前原外相:献金受領で引責辞任 首相の政権運営、瀬戸際に

2011年3月6日 18時52分 更新:3月7日 17時25分

会見する前原誠司外相=外務省で2011年3月6日午後9時49分、梅田麻衣子撮影
会見する前原誠司外相=外務省で2011年3月6日午後9時49分、梅田麻衣子撮影

 前原誠司外相は6日、政治資金規正法で禁じられている外国人からの政治献金受領問題の責任を取って辞任した。同日夜、菅直人首相に伝えた。首相は慰留したが、前原氏の辞意は固く、了承した。野党の辞任要求が強まる中、11年度予算案や関連法案審議への影響を避ける必要があると判断した。首相は後任選びを急ぐが、菅政権を支える中核グループを率いる前原氏の辞任で政権基盤が弱体化するのは確実だ。予算関連法案成立の見通しが立たず、苦戦が予想される4月の統一地方選を前に、首相の政権運営は瀬戸際に立たされることになった。

 前原氏は6日夜、外務省で記者会見し、「政治とカネの問題で不信を招いてしまったことを国民におわびする」として辞任を表明。辞任理由について「外相の職にある者が外国人から献金をもらっていた事実は重く受け止めざるを得ない。私の政治献金を巡る問題で国会審議を停滞させるわけにはいかない」と述べた。

 前原氏によると、自身の政治団体は韓国籍の在日外国人から05~08年と10年の計5年間で計25万円の献金を受領した。前原氏は会見で外国人からの違法献金について「管理責任は私自身にある」と責任を認めた。

 これに先立ち前原氏は首相と公邸で会談し、辞意を伝えた。首相側近によると、首相は長時間にわたって慰留したが、前原氏は「国会審議を停滞させ、外交空白を作ってはいけない」と主張を曲げなかった。最後は首相が「これからも支えてください」と求め、前原氏も「もちろんです」と応じ、握手したという。
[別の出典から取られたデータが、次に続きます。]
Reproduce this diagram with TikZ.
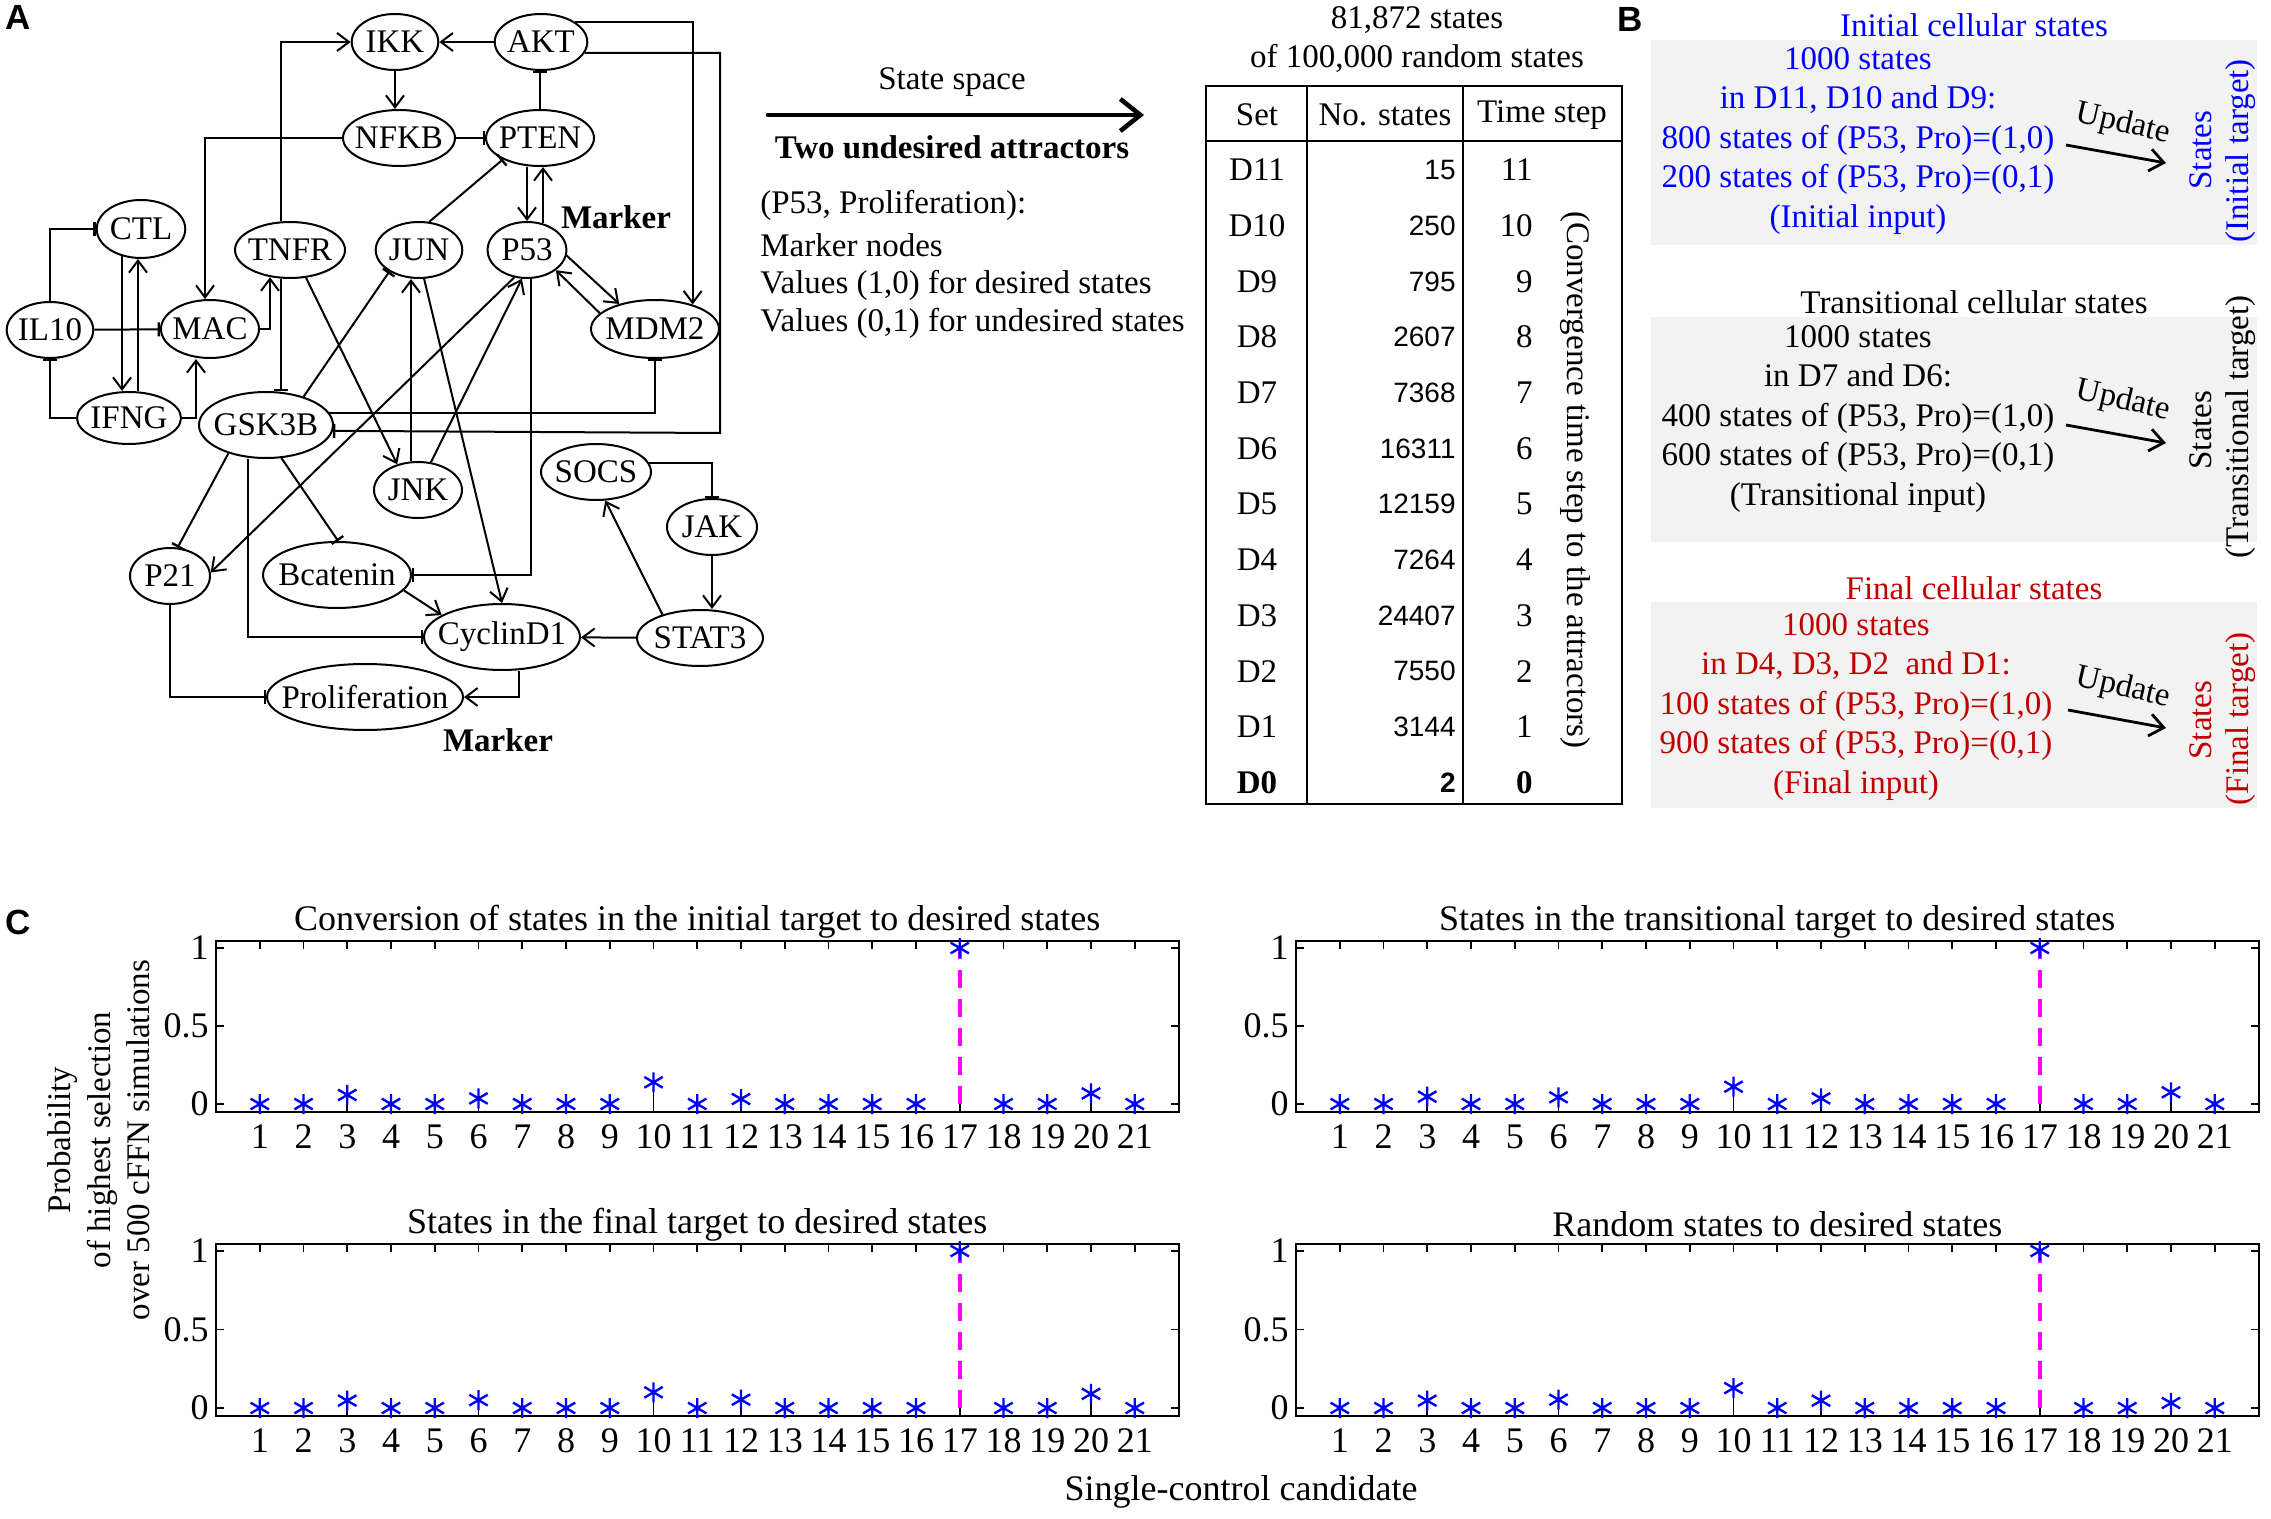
\documentclass[tikz,border=0pt]{standalone}
\usepackage{fontspec}
\setmainfont{Liberation Serif}
\newfontfamily\sansnum{Liberation Sans}
\newfontfamily\labfont{Liberation Sans}
\usetikzlibrary{arrows.meta,shapes.geometric}
\definecolor{bgray}{RGB}{242,242,242}
\definecolor{dred}{RGB}{192,0,0}
\definecolor{mblue}{RGB}{0,0,255}
\definecolor{mmag}{RGB}{255,0,255}
\newcommand\myfs{\fontsize{16.5pt}{19.75pt}\selectfont}
\newcommand\plfs{\fontsize{18pt}{21pt}\selectfont}
\newcommand\numfs{\sansnum\fontsize{14pt}{16pt}\selectfont}
\newcommand\labfs{\labfont\bfseries\fontsize{17.5pt}{20pt}\selectfont}
\newcommand\zb[1]{\makebox[0pt]{#1}}
\tikzset{astk/.pic={\draw[mblue,line width=1.2pt] (0,-5pt)--(0,5pt) (-4.6pt,-2.7pt)--(4.6pt,2.7pt) (-4.6pt,2.7pt)--(4.6pt,-2.7pt);}}
\newcommand\cplot[6]{%
\begin{scope}[xshift=#1pt,yshift=#2pt,x=21.875pt,y=#3pt,font=\plfs]
\draw[line width=1pt] (0,-0.05) rectangle (22,1.045);
\foreach \i in {1,...,21}{
 \draw[line width=0.8pt] (\i,-0.05) -- ++(0,4pt);
 \draw[line width=0.8pt] (\i,1.045) -- ++(0,-4pt);
 \node[yshift=-12.5pt] (#6x\i) at (\i,-0.05) {\i};
}
\foreach \p [count=\j] in {0,0.5,1}{
 \draw[line width=0.8pt] (0,\p) -- ++(4pt,0);
 \draw[line width=0.8pt] (22,\p) -- ++(-4pt,0);
 \node[anchor=east] (#6y\j) at ([xshift=-3.5pt]0,\p) {\p};
}
\node (#6t) at (11,1.17) {#4};
\foreach \i/\v in {#5}{ \ifnum\i=17 \else \draw[line width=0.6pt] (\i,0) -- (\i,\v); \fi }
\draw[mmag, line width=2.2pt, dash pattern=on 9pt off 5.5pt] (17,0) -- (17,1);
\foreach \i/\v in {#5}{ \pic at (\i,\v) {astk}; }
\end{scope}}

\begin{document}
\begin{tikzpicture}[x=0.5pt,y=-0.5pt,font=\myfs,inner sep=0pt,
  gene/.style={draw,ellipse,line width=1pt,inner sep=0pt},
  act/.style={line width=1pt,-{Straight Barb[length=6pt,width=9pt,line width=1pt]}},
  inh/.style={line width=1pt,-{Bar[width=7pt,line width=1.2pt]}},
  upd/.style={line width=1.4pt,-{Straight Barb[length=7pt,width=11pt,line width=1.4pt]}}]
\useasboundingbox (0,0) rectangle (2271,1519);
\fill[white] (0,0) rectangle (2271,1519);

% ---------- Panel A : network ----------
\node[font=\labfs] (labA) at (18,17) {A};
\node[gene,minimum width=43.3pt,minimum height=28pt] (IKK) at (395,42) {\zb{IKK}};
\node[gene,minimum width=46.3pt,minimum height=28pt] (AKT) at (541,42) {\zb{AKT}};
\node[gene,minimum width=56pt,minimum height=28pt] (NFKB) at (399,138) {\zb{NFKB}};
\node[gene,minimum width=54pt,minimum height=28pt] (PTEN) at (540,138) {\zb{PTEN}};
\node[gene,minimum width=44.3pt,minimum height=29pt] (CTL) at (141,229) {\zb{CTL}};
\node[gene,minimum width=55pt,minimum height=28pt] (TNFR) at (290,250) {\zb{TNFR}};
\node[gene,minimum width=43.3pt,minimum height=28pt] (JUN) at (419,250) {\zb{JUN}};
\node[gene,minimum width=39.4pt,minimum height=28pt] (P53) at (527,250) {\zb{P53}};
\node[gene,minimum width=43.3pt,minimum height=28pt] (IL10) at (50,330) {\zb{IL10}};
\node[gene,minimum width=49pt,minimum height=29pt] (MAC) at (210,329) {\zb{MAC}};
\node[gene,minimum width=64pt,minimum height=29pt] (MDM2) at (655,329) {\zb{MDM2}};
\node[gene,minimum width=52pt,minimum height=26pt] (IFNG) at (129,418) {\zb{IFNG}};
\node[gene,minimum width=67pt,minimum height=33pt] (GSK3B) at (266,425) {\zb{GSK3B}};
\node[gene,minimum width=44pt,minimum height=28pt] (JNK) at (418,490) {\zb{JNK}};
\node[gene,minimum width=55pt,minimum height=28pt] (SOCS) at (596,472) {\zb{SOCS}};
\node[gene,minimum width=45pt,minimum height=28pt] (JAK) at (712,527) {\zb{JAK}};
\node[gene,minimum width=63pt,minimum height=28pt] (STAT3) at (700,638) {\zb{STAT3}};
\node[gene,minimum width=40pt,minimum height=28pt] (P21) at (170,576) {\zb{P21}};
\node[gene,minimum width=74pt,minimum height=33pt] (Bcatenin) at (337,575) {\zb{Bcatenin}};
\node[gene,minimum width=78pt,minimum height=33pt] (CyclinD1) at (502,637) {\zb{CyclinD1}};
\node[gene,minimum width=98pt,minimum height=33pt] (Proliferation) at (365,697) {\zb{Proliferation}};
\node[font=\myfs\bfseries] (mk1) at (616,217) {Marker};
\node[font=\myfs\bfseries] (mk2) at (498,740) {Marker};

\draw[act] (AKT) -- (IKK);
\draw[act] ([xshift=-4.5pt]TNFR.north) |- (IKK.west);
\draw[act] (IKK.south) -- (IKK.south |- NFKB.north);
\draw[inh] (PTEN.north) -- (PTEN.north |- AKT.south);
\draw[act] (AKT.30) -| (MDM2.33);
\draw[inh] (AKT.-14) -| (720,433) -- (GSK3B.-5);
\draw[act] (NFKB.west) -| ([xshift=-2.5pt]MAC.north);
\draw[inh] (NFKB) -- (PTEN);
\draw[inh] (JUN.70) -- (PTEN.210);
\draw[act] ([xshift=-6.5pt]PTEN.south) -- ([xshift=-6.5pt]PTEN.south |- P53.north);
\draw[act] ([xshift=8pt,yshift=-1.2pt]P53.north) -- ([xshift=8pt]P53.north |- PTEN.south);
\draw[act] (P53.-8) -- (MDM2.145);
\draw[act] (MDM2.164) -- (P53.-35);
\draw[inh] (IL10.north) |- (CTL.west);
\draw[act] ([xshift=-9.5pt,yshift=1.3pt]CTL.south) -- ([xshift=-9.5pt]CTL.south |- IFNG.north);
\draw[act] ([xshift=4.5pt]IFNG.north) -- ([xshift=4.5pt]IFNG.north |- CTL.south);
\draw[inh] (IL10) -- (MAC);
\draw[act] (MAC.east) -| ([xshift=-10pt,yshift=0.9pt]TNFR.south);
\draw[inh] ([xshift=-4.5pt]TNFR.south) -- ([xshift=-4.5pt]TNFR.south |- GSK3B.north);
\draw[act] (TNFR.-60) -- (JNK.129);
\draw[inh] (GSK3B.37) -- (JUN.216);
\draw[act] ([xshift=-3.5pt]JNK.north) -- ([xshift=-3.5pt]JNK.north |- JUN.south);
\draw[act] (JNK.65) -- (P53.-100);
\draw[act] (P53.-115) -- (P21.5);
\draw[inh] (GSK3B.-143) -- (P21.75);
\draw[act] (JUN.-80) -- (CyclinD1.north);
\draw[inh] ([xshift=2pt]P53.south) |- (Bcatenin.east);
\draw[inh] (GSK3B.-65) -- (Bcatenin.88);
\draw[inh] ([xshift=-9pt]GSK3B.south) |- (CyclinD1.west);
\draw[act] (Bcatenin.-13) -- (CyclinD1.160);
\draw[act] (STAT3) -- (CyclinD1);
\draw[act] (STAT3.148) -- (SOCS.-72);
\draw[inh] (SOCS.10) -| (JAK.north);
\draw[act] (JAK.south) -- (JAK.south |- STAT3.north);
\draw[act] ([xshift=8.5pt]CyclinD1.south) |- (Proliferation.east);
\draw[inh] (P21.south) |- (Proliferation.west);
\draw[act] (IFNG.east) -| ([xshift=-7pt]MAC.south);
\draw[inh] (IFNG.west) -| (IL10.south);
\draw[inh] (GSK3B.11) -| (MDM2.south);

% ---------- Panel A : middle text ----------
\node (ss) at (952,82) {State space};
\coordinate (sa) at (768,115);
\coordinate (sb) at (1144,115);
\draw[line width=2.3pt,line cap=round,-{Straight Barb[length=10pt,width=16pt,line width=2.3pt]}] (sa) -- (sb);
\node[font=\myfs\bfseries] (tua) at (952,147) {Two undesired attractors};
\node[anchor=west] (l1) at (760,205) {(P53, Proliferation):};
\node[anchor=west] (l2) at (760,245) {Marker nodes};
\node[anchor=west] (l3) at (760,285) {Values (1,0) for desired states};
\node[anchor=west] (l4) at (760,323) {Values (0,1) for undesired states};

% ---------- Table ----------
\node (th1) at (1417,20) {81,872 states};
\node (th2) at (1417,58) {of 100,000 random states};
\draw[line width=1pt] (1206,86) rectangle (1622,804);
\draw[line width=1pt] (1307,86) -- (1307,804) (1463,86) -- (1463,804) (1206,141) -- (1622,141);
\node (hset) at (1257,115) {Set};
\node (hnum) at (1385,115) {No. states};
\node (hts) at (1542,115) {Time step};
\foreach \s/\n/\t [count=\k from 0] in {D11/15/11, D10/250/10, D9/795/9, D8/2607/8, D7/7368/7, D6/16311/6, D5/12159/5, D4/7264/4, D3/24407/3, D2/7550/2, D1/3144/1}{
  \pgfmathsetmacro\yy{170+55.7*\k}
  \node (set\k) at (1257,\yy) {\s};
  \node[anchor=east,font=\numfs] (num\k) at (1456,\yy) {\n};
  \node[anchor=east] (ts\k) at (1533,\yy) {\t};
}
\node[font=\myfs\bfseries] (setD0) at (1257,783) {D0};
\node[anchor=east,font=\numfs\bfseries] (numD0) at (1456,783) {2};
\node[anchor=east,font=\myfs\bfseries] (tsD0) at (1533,783) {0};
\node[rotate=-90] (conv) at (1575,480) {(Convergence time step to the attractors)};

% ---------- Panel B ----------
\node[font=\labfs] (labB) at (1630,19) {B};
\fill[bgray] (1651,40) rectangle (2257,245);
\fill[bgray] (1651,317) rectangle (2257,542);
\fill[bgray] (1651,602) rectangle (2257,808);

\node[text=mblue] (t1) at (1974,25) {Initial cellular states};
\node[text=mblue,align=center] (b1) at (1858,141) {1000 states\\in D11, D10 and D9:\\800 states of (P53, Pro)=(1,0)\\200 states of (P53, Pro)=(0,1)\\(Initial input)};
\node[rotate=-13] (u1) at (2123,124) {Update};
\coordinate (u1a) at (2066,145);
\coordinate (u1b) at (2166,163);
\draw[upd] (u1a) -- (u1b);
\node[rotate=90,text=mblue] (s1) at (2201,150) {States};
\node[rotate=90,text=mblue] (g1) at (2241,151) {(Initial target)};

\node (t2) at (1974,302) {Transitional cellular states};
\node[align=center] (b2) at (1858,419) {1000 states\\in D7 and D6:\\400 states of (P53, Pro)=(1,0)\\600 states of (P53, Pro)=(0,1)\\(Transitional input)};
\node[rotate=-13] (u2) at (2123,401) {Update};
\coordinate (u2a) at (2066,425);
\coordinate (u2b) at (2166,443);
\draw[upd] (u2a) -- (u2b);
\node[rotate=90] (s2) at (2201,430) {States};
\node[rotate=90] (g2) at (2241,427) {(Transitional target)};

\node[text=dred] (t3) at (1974,588) {Final cellular states};
\node[text=dred,align=center] (b3) at (1856,707) {1000 states\\in D4, D3, D2~ and D1:\\100 states of (P53, Pro)=(1,0)\\900 states of (P53, Pro)=(0,1)\\(Final input)};
\node[rotate=-13] (u3) at (2123,688) {Update};
\coordinate (u3a) at (2068,710);
\coordinate (u3b) at (2166,728);
\draw[upd] (u3a) -- (u3b);
\node[rotate=90,text=dred] (s3) at (2201,720) {States};
\node[rotate=90,text=dred] (g3) at (2241,719) {(Final target)};

% ---------- Panel C ----------
\node[font=\labfs] (labC) at (18,922) {C};
\cplot{108}{-552}{78}{Conversion of states in the initial target to desired states}{1/0,2/0,3/0.058,4/0,5/0,6/0.036,7/0,8/0,9/0,10/0.139,11/0,12/0.032,13/0,14/0,15/0,16/0,17/1,18/0,19/0,20/0.068,21/0}{pa}
\cplot{648}{-552}{78}{States in the transitional target to desired states}{1/0,2/0,3/0.047,4/0,5/0,6/0.043,7/0,8/0,9/0,10/0.111,11/0,12/0.036,13/0,14/0,15/0,16/0,17/1,18/0,19/0,20/0.075,21/0}{pb}
\cplot{108}{-704}{78.5}{States in the final target to desired states}{1/0,2/0,3/0.047,4/0,5/0,6/0.05,7/0,8/0,9/0,10/0.10,11/0,12/0.053,13/0,14/0,15/0,16/0,17/1,18/0,19/0,20/0.09,21/0}{pc}
\cplot{648}{-704}{78.5}{Random states to desired states}{1/0,2/0,3/0.047,4/0,5/0,6/0.053,7/0,8/0,9/0,10/0.127,11/0,12/0.047,13/0,14/0,15/0,16/0,17/1,18/0,19/0,20/0.032,21/0}{pd}
\node[rotate=90,align=center] (ylab) at (99,1140) {Probability\\of highest selection\\over 500 cFFN simulations};
\node[font=\plfs] (xlab) at (1241,1492) {Single-control candidate};
\end{tikzpicture}
\end{document}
 前原氏の後任には松本剛明副外相の昇格や福山哲郎官房副長官の起用などが取りざたされている。政府は7日、持ち回り閣議で枝野幸男官房長官を外相臨時代理にあてることを決める方向で調整している。一方、民主、自民両党の参院国対委員長は6日夜、協議し、7日の参院予算委員会の基本的質疑を予定通り実施することで合意。答弁は副外相が対応する。

 この問題は4日の参院予算委員会で発覚し、自民、公明両党は辞任を強く要求。参院予算委審議や衆院での11年度予算関連法案審議に影響が波及するのは必至となり、政府・民主党内に辞任論が広がっていた。

 民主党執行部では、岡田克也幹事長が6日、「直ちに辞めなければならない問題ではない」と擁護し、外相続投を支持する意見もあった。しかし、前原氏は6日、首相周辺と電話で協議し、周辺は「辞めるなら一分一秒急いだ方がいい。潔さが政権を救う」と助言。前原氏は7日からの参院予算委再開前の辞任で審議への影響を避けることを決断し、発覚から3日目でのスピード決着となった。前原氏の外相在任は昨年9月からの約半年だった。